Mathematics Colloquium Schedule

Spring 2018

Date: 2-2-2018 (12pm-1pm, F03-200A), Dr. Curtis Bennett, Dean, CNSM, CSULB.

Title: TBA

Abstract: TBA


Fall 2017

Date: 12-1-2017 (12pm-1pm, F03-200A), Dr. Chiu-yen Kao, Department of Mathematics and Computer Science at Claremont McKenna College.

Title: Minimization of inhomogeneous biharmonic eigenvalue problems

Abstract: Biharmonic eigenvalue problems arise in the study of the mechanical vibration of plates. In this paper, we study the minimization of the first eigenvalue of a simplified model with clamped boundary conditions and Navier boundary conditions with respect to the coefficient functions which are of bang-bang type (the coefficient functions take only two different constant values). A rearrangement algorithm is proposed to find the optimal coefficient function based on the variational formula of the first eigenvalue. On various domains, such as square, circular and annular domains, the region where the optimal coefficient function takes the larger value may have different topologies. An asymptotic analysis is provided when two different constant values are close to each other. In addition, a symmetry breaking behavior is also observed numerically on annular domains.

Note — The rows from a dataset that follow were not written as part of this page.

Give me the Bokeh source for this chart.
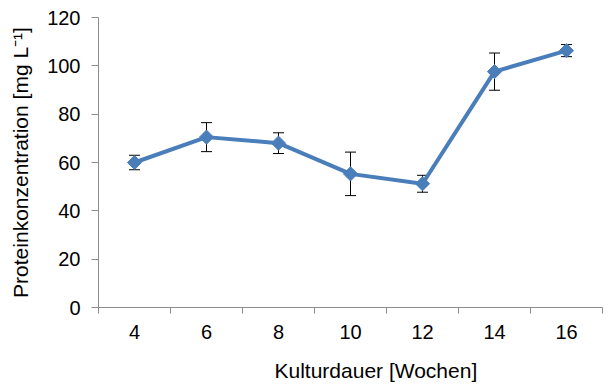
import numpy as np
from bokeh.plotting import figure
from bokeh.models import ColumnDataSource, FixedTicker, Whisker, TeeHead, Title, Range1d
from bokeh.embed import file_html
from bokeh.resources import INLINE

# Data
weeks = [4, 6, 8, 10, 12, 14, 16]
protein = [60.0, 70.5, 68.0, 55.3, 51.2, 97.6, 106.3]
errors = [3.0, 6.0, 4.3, 9.0, 3.5, 7.7, 2.5]
y_ticks = [0, 20, 40, 60, 80, 100, 120]

x_label = "Kulturdauer [Wochen]"
y_label = "Proteinkonzentration [mg L\u207b\u00b9]"

FONT = "Liberation Sans"
BLUE = "#4a7ebb"
AXIS_GREY = "#8c8c8c"

src = ColumnDataSource(dict(
    x=weeks, y=protein,
    upper=[v + e for v, e in zip(protein, errors)],
    lower=[v - e for v, e in zip(protein, errors)],
))

p = figure(frame_width=504, frame_height=290, output_backend="svg", toolbar_location=None,
           x_range=Range1d(weeks[0] - 1, weeks[-1] + 1),
           y_range=Range1d(y_ticks[0], y_ticks[-1]),
           min_border_left=98, min_border_right=10, min_border_top=17, min_border_bottom=60)
p.outline_line_color = None
p.grid.grid_line_color = None
p.background_fill_color = "white"
p.border_fill_color = "white"

# x axis: labels at category centres, ticks at boundaries
minor = [w - 1 for w in weeks] + [weeks[-1] + 1]
p.xaxis.ticker = FixedTicker(ticks=weeks, minor_ticks=minor)
p.xaxis.major_tick_line_color = None
p.xaxis.major_tick_out = 0
p.xaxis.major_tick_in = 0
p.xaxis.minor_tick_line_color = AXIS_GREY
p.xaxis.minor_tick_out = 6
p.xaxis.minor_tick_in = 0
p.xaxis.axis_line_color = AXIS_GREY
p.xaxis.major_label_standoff = 11

p.yaxis.ticker = FixedTicker(ticks=y_ticks)
p.yaxis.major_tick_line_color = AXIS_GREY
p.yaxis.major_tick_out = 7
p.yaxis.major_tick_in = 0
p.yaxis.minor_tick_line_color = None
p.yaxis.axis_line_color = AXIS_GREY
p.yaxis.major_label_standoff = 11
p.yaxis.axis_label = y_label
p.yaxis.axis_label_standoff = 12

for ax in (p.xaxis, p.yaxis):
    ax.major_label_text_font = FONT
    ax.major_label_text_font_size = "20px"
    ax.major_label_text_color = "black"
    ax.axis_label_text_font = FONT
    ax.axis_label_text_font_size = "21px"
    ax.axis_label_text_font_style = "normal"
    ax.axis_label_text_color = "black"

# x axis title, placed as in the reference (slightly right of centre)
t = Title(text=x_label, align="left", offset=176, text_font=FONT,
          text_font_size="21px", text_font_style="normal", text_color="black",
          standoff=31)
p.add_layout(t, "below")

p.line("x", "y", source=src, line_color=BLUE, line_width=4)
w = Whisker(source=src, base="x", upper="upper", lower="lower",
            line_color="black", line_width=1,
            upper_head=TeeHead(size=11, line_color="black", line_width=1),
            lower_head=TeeHead(size=11, line_color="black", line_width=1))
p.add_layout(w)
p.scatter("x", "y", source=src, marker="square", angle=np.pi / 4, size=10,
          fill_color=BLUE, line_color=BLUE)

open("out.html", "w").write(file_html(p, INLINE))
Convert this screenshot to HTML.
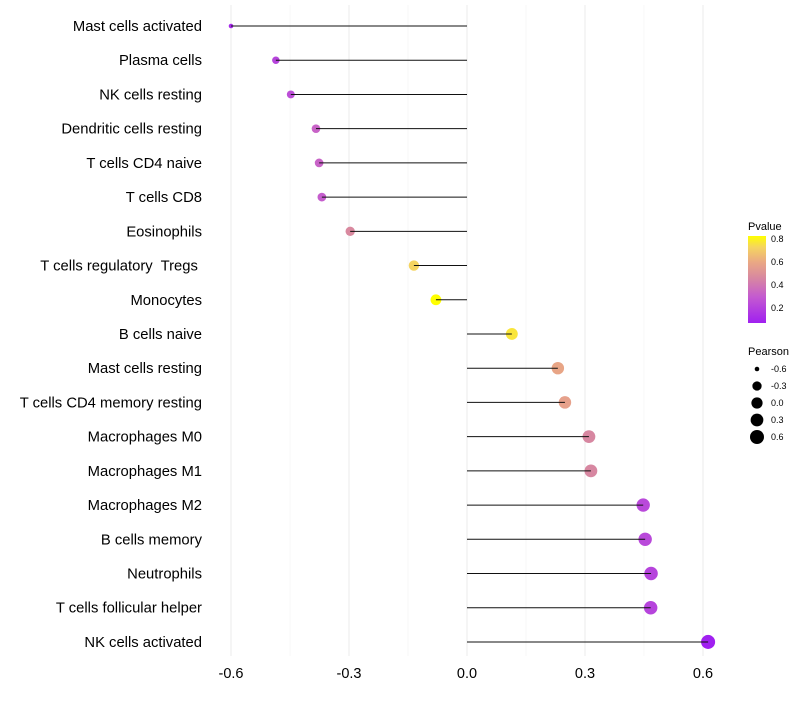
<!DOCTYPE html>
<html><head><meta charset="utf-8"><style>
body{margin:0;background:#fff}
svg{font-family:"Liberation Sans",Arial,sans-serif}
</style></head><body>
<svg id="chart" width="800" height="700">
<defs><linearGradient id="pgrad" x1="0" y1="1" x2="0" y2="0">
<stop offset="0" stop-color="#a020f0"/><stop offset="0.3" stop-color="#c45ad0"/><stop offset="0.52" stop-color="#d888a0"/><stop offset="0.7" stop-color="#eaa884"/><stop offset="0.87" stop-color="#f5d460"/><stop offset="1" stop-color="#ffff00"/>
</linearGradient></defs>
<g id="grid"></g><g id="dots"></g><g id="marks"></g><g id="labels"></g>
<g>
<text x="748" y="230" font-size="11">Pvalue</text>
<rect x="748" y="236" width="18" height="87" fill="url(#pgrad)"/>
<text x="771" y="242" font-size="9">0.8</text>
<text x="771" y="265" font-size="9">0.6</text>
<text x="771" y="288" font-size="9">0.4</text>
<text x="771" y="311" font-size="9">0.2</text>
</g>
<g id="sizeLegend">
<text x="748" y="355" font-size="11">Pearson</text>
</g>
</svg>
<script>
const categories=["Mast cells activated","Plasma cells","NK cells resting","Dendritic cells resting","T cells CD4 naive","T cells CD8","Eosinophils","T cells regulatory  Tregs ","Monocytes","B cells naive","Mast cells resting","T cells CD4 memory resting","Macrophages M0","Macrophages M1","Macrophages M2","B cells memory","Neutrophils","T cells follicular helper","NK cells activated"];
const pearson=[-0.600,-0.486,-0.448,-0.384,-0.376,-0.369,-0.297,-0.135,-0.079,0.114,0.231,0.249,0.310,0.315,0.448,0.453,0.468,0.467,0.613];
const pvalues=[0.10,0.20,0.24,0.32,0.32,0.30,0.46,0.72,0.82,0.76,0.58,0.56,0.45,0.45,0.22,0.22,0.20,0.20,0.06];
const xTicks=[-0.6,-0.3,0.0,0.3,0.6];
const xTickLabels=["-0.6","-0.3","0.0","0.3","0.6"];
const sizeLegendVals=[-0.6,-0.3,0.0,0.3,0.6];

const NS="http://www.w3.org/2000/svg";
const x=v=>467+v*393.3;
const y=i=>26+i*34.22;
const pMin=0.06,pMax=0.82;
const stops=[[0,[160,32,240]],[0.3,[196,90,208]],[0.52,[216,136,160]],[0.7,[234,168,132]],[0.87,[245,212,96]],[1,[255,255,0]]];
function color(p){
  let t=Math.max(0,Math.min(1,(p-pMin)/(pMax-pMin)));
  for(let k=1;k<stops.length;k++){
    if(t<=stops[k][0]){const a=stops[k-1],b=stops[k];const u=(t-a[0])/(b[0]-a[0]);
      return 'rgb('+a[1].map((c,j)=>Math.round(c+(b[1][j]-c)*u)).join(',')+')';}
  }
  return 'rgb(255,255,0)';
}
const rad=v=>2.3+4.7*Math.sqrt(Math.max(0,(v+0.6)/1.2));
function mk(tag,attrs,parent){const e=document.createElementNS(NS,tag);for(const k in attrs)e.setAttribute(k,attrs[k]);parent.appendChild(e);return e;}
const grid=document.getElementById('grid'),marks=document.getElementById('marks'),dots=document.getElementById('dots'),labels=document.getElementById('labels');
[-0.45,-0.15,0.15,0.45].forEach(v=>{
  const l=mk('line',{x1:x(v),x2:x(v),y1:5,y2:656,stroke:'#f2f2f2','stroke-width':0.6},grid);
  
  
});
xTicks.forEach((v,i)=>{
  const l=mk('line',{x1:x(v),x2:x(v),y1:5,y2:656,stroke:'#ebebeb','stroke-width':1},grid);
  
  
  const t=mk('text',{x:x(v),y:678,'font-size':14.5,'text-anchor':'middle',fill:'#000'},labels);
  t.textContent=xTickLabels[i];
  
  
});
categories.forEach((c,i)=>{
  const t=mk('text',{x:202,y:y(i)+5,'font-size':14.8,'text-anchor':'end',fill:'#000'},labels);
  t.setAttribute('style','white-space:pre');
  t.textContent=c;
  
  
  const d=mk('circle',{cx:x(pearson[i]),cy:y(i),r:rad(pearson[i]),fill:color(pvalues[i])},dots);
  
  
  const l=mk('line',{x1:x(0),x2:x(pearson[i]),y1:y(i),y2:y(i),stroke:'#111','stroke-width':1},marks);
  
  
});
const sl=document.getElementById('sizeLegend');
sizeLegendVals.forEach((v,i)=>{
  const cy=369+i*17;
  const c=mk('circle',{cx:757,cy:cy,r:rad(v),fill:'#000'},sl);
  
  
  const t=mk('text',{x:771,y:cy+3,'font-size':9},sl);
  t.textContent=v.toFixed(1);
  
  
});
</script>
</body></html>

Date: 11-3-2017 (12pm-1pm, FO3-200A), Gene Kim, Department of Mathematics, USC.

Title: Distribution of Descents in Matchings

Abstract: The distribution of descents in a fixed conjugacy class of $S_n$ is studied, and it is shown that its moments have an interesting property. A particular conjugacy class that is of interest is the class of matchings (also known as fixed point free involutions). This paper provides a bijective proof of the symmetry of the descents and major indices of matchings and uses a generating function approach to prove an asymptotic normality theorem for the number of descents in matchings.

Date: 10-27-2017 (11am-12pm, LA5-154), Dr. Donald Saari, UC Irvine.

Title: From Arrow's Social Choice Theorem to the compelling  "dark matter" mystery

Abstract: In this expository, general talk, it is shown how the muscle power of mathematics explains a major result in elections and group decision making (which asserts that what is obviously possible to do is, in fact, impossible), and connects it to a compelling mystery in astronomy--dark matter.


Date: 10-20-2017 (12pm-1pm, F03-200A), Dr. Alfonso Castro, Department of Mathematics, Harvey Mudd College.

Title: Shooting from singularity to singularity and a semilinear Laplace-Beltrami equation

Abstract: Rotationally symmetric solutions to semilinear Laplace-Beltrami equation defined on a manifold of revolution is considered. We will show how such a problem becomes an ordinary differential equation with two singularities. We will study the singular differential equations using the shooting method and conclude that when the nonlinearity is superlinear and subcritical the problem has infinitely many solutions.


Date: 10-6-2017 (12pm-1pm, F03-200A), Dr. Stacy Musgrave, Department of Mathematics & Statistics, Cal Poly Pomona 

Title: Mathematical Structures: Up Close and Afar

Abstract: Reasoning structurally has been identified as a key component of mathematical activity, so much so that national documents like the Common Core State Standards highlight this way of reasoning as a mathematical practice (MP7) we ought to foster in students in K-12 classrooms. In this talk, I define reasoning structurally and demonstrate what it looks like to reason structurally with algebraic expressions and equations. We will explore structural and non-structural response types to tasks from a diagnostic tool, the Mathematical Meanings for Teaching secondary mathematics (MMTsm), used to characterize high school teachers’ meanings for foundational ideas in the secondary curriculum.


Date: 9-22-2017 (11am-12pm, F03-200A), Dr. Matteo Mori, Department of Physics, UC San Diego

Title: From Macro to Micro and Back: Complexity, Simplicity and Optimality of Bacterial Cells

Abstract: Understanding how living cells work as a system requires to unravel how simple behaviors emerge from the complexity of the cell's molecular machinery. At the macroscopic level, coarse descriptions and simple "growth laws" can be used to understand the physiology of the cell. On the other hand, genome-scale models can be used to understand how simple "macro" behaviors emerge from the complexity of cellular metabolism. I will discuss a couple of examples of (only apparently) sub-optimal performances of bacterial cells, and the role of protein allocation models as a unifying framework for understanding cell physiology.